DATASET RECORDS:
--- begin ---

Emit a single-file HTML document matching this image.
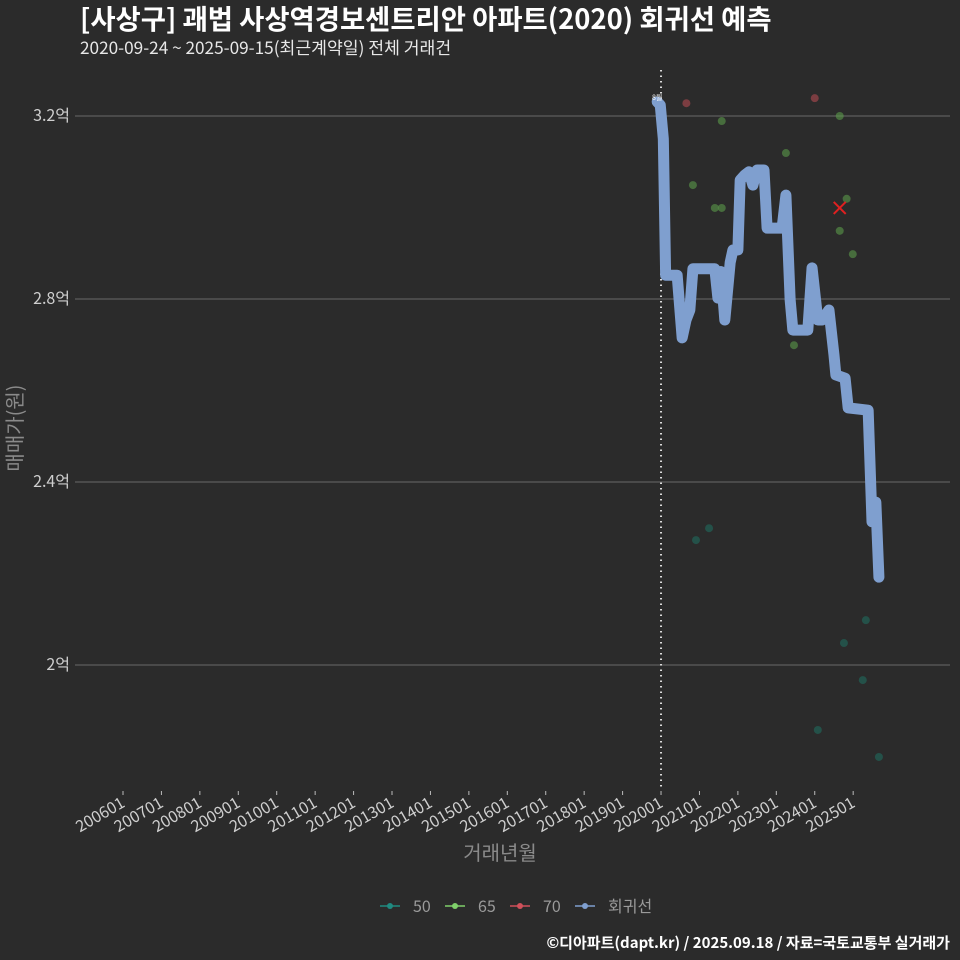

--- end ---
--- begin ---

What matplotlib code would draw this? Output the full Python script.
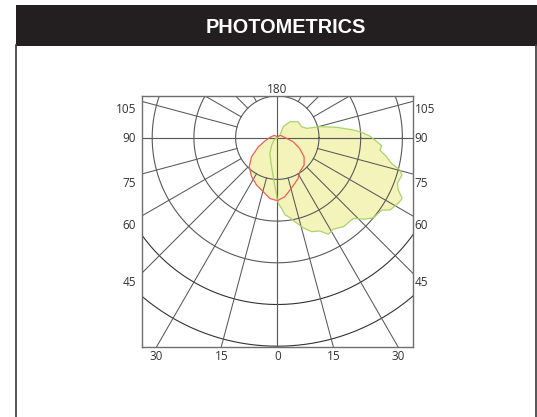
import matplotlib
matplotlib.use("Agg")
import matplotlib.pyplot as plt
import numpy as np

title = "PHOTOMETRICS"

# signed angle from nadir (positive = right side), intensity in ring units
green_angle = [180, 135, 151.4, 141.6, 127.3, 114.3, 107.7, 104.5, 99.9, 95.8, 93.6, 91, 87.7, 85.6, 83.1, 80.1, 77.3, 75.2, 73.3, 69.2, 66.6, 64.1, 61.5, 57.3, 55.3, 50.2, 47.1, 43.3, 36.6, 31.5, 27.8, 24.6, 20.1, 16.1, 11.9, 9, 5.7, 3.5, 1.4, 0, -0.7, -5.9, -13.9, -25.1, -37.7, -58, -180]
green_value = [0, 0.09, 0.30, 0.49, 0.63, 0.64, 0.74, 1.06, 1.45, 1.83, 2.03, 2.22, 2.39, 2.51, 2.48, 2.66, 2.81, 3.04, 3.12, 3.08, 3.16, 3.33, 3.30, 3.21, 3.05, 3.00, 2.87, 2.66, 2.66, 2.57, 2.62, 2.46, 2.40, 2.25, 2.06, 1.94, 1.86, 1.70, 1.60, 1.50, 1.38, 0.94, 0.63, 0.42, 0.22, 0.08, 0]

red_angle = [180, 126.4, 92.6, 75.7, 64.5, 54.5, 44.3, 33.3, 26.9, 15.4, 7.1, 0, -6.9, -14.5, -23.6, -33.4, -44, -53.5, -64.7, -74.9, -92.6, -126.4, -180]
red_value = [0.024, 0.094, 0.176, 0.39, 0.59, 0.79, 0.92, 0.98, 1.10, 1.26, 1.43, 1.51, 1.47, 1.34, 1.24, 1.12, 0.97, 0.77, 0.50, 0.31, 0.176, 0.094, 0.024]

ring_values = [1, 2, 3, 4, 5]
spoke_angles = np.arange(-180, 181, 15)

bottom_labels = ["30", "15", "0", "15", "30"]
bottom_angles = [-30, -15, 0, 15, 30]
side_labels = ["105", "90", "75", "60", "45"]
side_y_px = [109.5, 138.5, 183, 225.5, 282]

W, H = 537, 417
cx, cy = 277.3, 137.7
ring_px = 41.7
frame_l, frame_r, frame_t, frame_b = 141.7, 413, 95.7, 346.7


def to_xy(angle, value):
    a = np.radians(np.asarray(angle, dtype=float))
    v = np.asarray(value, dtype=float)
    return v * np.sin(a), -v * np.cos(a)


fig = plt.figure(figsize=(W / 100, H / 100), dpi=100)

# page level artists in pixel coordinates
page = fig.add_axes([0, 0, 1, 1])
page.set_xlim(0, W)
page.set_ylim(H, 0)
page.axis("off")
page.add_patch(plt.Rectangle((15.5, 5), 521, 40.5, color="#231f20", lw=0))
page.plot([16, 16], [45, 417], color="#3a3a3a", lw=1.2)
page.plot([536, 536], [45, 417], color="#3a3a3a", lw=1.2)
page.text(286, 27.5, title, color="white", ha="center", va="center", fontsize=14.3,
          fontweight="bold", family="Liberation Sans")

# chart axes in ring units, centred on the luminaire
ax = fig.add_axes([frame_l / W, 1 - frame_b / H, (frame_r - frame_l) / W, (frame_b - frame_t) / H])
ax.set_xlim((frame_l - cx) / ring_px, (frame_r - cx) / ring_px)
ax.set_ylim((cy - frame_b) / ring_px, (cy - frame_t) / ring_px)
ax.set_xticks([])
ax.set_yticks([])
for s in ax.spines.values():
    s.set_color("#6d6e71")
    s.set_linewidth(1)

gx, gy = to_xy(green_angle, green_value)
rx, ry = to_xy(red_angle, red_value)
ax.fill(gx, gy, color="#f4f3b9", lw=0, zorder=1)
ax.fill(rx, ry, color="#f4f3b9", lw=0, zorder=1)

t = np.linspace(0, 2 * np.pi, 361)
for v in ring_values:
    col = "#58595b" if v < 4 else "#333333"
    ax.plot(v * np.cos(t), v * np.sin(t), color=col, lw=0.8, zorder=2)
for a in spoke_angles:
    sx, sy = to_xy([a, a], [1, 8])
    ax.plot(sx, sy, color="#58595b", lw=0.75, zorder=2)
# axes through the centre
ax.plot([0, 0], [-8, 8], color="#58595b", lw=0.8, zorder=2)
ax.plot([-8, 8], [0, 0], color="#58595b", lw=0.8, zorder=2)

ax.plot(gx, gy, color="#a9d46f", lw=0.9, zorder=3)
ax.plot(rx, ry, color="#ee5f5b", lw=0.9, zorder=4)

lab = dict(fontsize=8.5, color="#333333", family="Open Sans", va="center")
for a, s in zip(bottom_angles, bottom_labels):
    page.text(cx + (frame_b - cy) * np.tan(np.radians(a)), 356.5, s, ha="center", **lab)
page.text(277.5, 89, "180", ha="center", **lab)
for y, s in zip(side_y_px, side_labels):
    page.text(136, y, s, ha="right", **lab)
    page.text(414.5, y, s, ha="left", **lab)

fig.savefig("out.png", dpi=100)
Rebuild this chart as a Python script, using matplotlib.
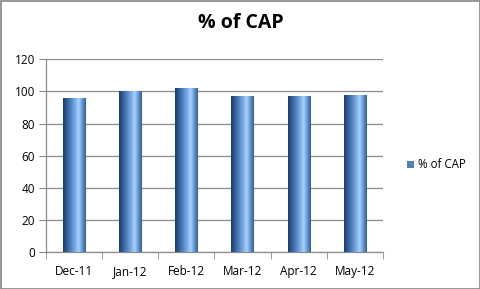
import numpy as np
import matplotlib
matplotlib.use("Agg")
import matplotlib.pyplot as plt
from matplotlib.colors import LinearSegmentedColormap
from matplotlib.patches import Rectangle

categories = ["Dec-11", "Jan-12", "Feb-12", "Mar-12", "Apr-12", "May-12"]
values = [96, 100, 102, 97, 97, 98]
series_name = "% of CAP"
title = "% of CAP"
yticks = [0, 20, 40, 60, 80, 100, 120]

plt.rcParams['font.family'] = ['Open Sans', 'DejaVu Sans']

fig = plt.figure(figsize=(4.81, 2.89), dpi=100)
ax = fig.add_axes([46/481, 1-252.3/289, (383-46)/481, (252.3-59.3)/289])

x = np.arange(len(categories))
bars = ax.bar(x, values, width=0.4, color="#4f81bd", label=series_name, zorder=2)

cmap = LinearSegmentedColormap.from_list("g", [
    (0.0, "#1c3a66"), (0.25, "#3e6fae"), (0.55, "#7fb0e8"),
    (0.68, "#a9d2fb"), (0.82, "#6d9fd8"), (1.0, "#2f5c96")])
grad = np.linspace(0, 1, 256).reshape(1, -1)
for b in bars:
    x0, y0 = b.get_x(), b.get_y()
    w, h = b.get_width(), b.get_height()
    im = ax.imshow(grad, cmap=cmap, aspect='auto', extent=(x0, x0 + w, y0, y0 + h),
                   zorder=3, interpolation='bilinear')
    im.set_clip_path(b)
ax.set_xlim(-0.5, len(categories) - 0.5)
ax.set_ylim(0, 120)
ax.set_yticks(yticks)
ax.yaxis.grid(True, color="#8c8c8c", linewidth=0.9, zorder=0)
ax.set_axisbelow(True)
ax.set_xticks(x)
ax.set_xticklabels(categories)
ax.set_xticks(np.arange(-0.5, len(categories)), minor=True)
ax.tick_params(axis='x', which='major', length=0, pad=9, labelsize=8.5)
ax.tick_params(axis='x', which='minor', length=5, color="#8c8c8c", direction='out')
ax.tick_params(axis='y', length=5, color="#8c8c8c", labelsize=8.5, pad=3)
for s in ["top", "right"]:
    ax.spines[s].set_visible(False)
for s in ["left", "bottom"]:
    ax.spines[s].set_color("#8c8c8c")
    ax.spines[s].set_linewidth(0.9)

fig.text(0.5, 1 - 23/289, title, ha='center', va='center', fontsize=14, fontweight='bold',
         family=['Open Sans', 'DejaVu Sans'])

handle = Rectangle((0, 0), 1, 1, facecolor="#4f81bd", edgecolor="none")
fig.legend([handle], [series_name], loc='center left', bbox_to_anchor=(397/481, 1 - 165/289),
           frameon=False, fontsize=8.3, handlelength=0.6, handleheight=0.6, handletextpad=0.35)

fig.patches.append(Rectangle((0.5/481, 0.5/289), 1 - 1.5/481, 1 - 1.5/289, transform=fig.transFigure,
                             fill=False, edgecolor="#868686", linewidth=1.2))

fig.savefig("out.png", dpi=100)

--- end ---
--- begin ---

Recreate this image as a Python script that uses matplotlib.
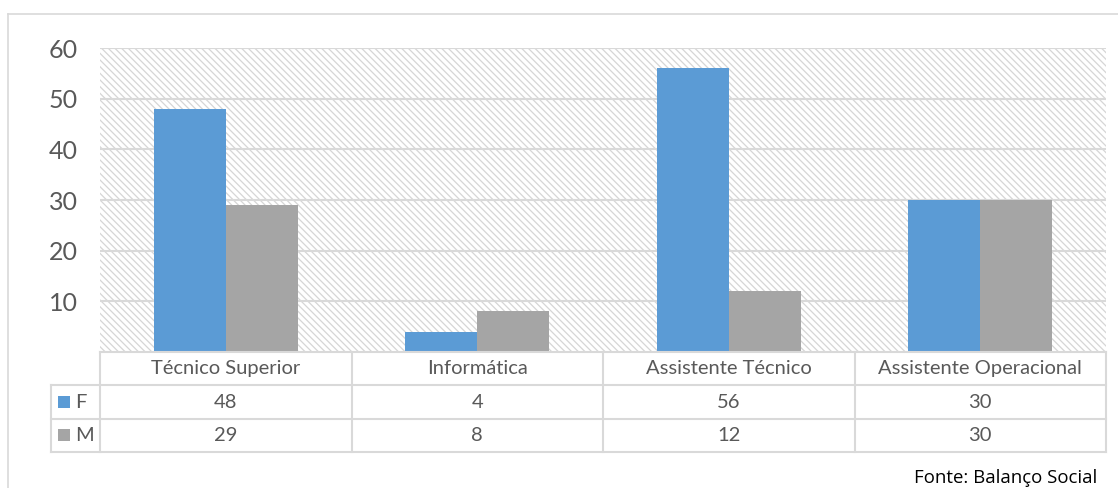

--- end ---

WORK TO COMPLETE: What's needed is an exact copy of the records above from the line containing "Rebuild this chart" down to the line containing "from matplotlib.patches import Rectangle", both included, without any pictures.

WRITTEN ANSWER:
Rebuild this chart as a Python script, using matplotlib.
import numpy as np
import matplotlib
matplotlib.use("Agg")
import matplotlib.pyplot as plt
from matplotlib.colors import LinearSegmentedColormap
from matplotlib.patches import Rectangle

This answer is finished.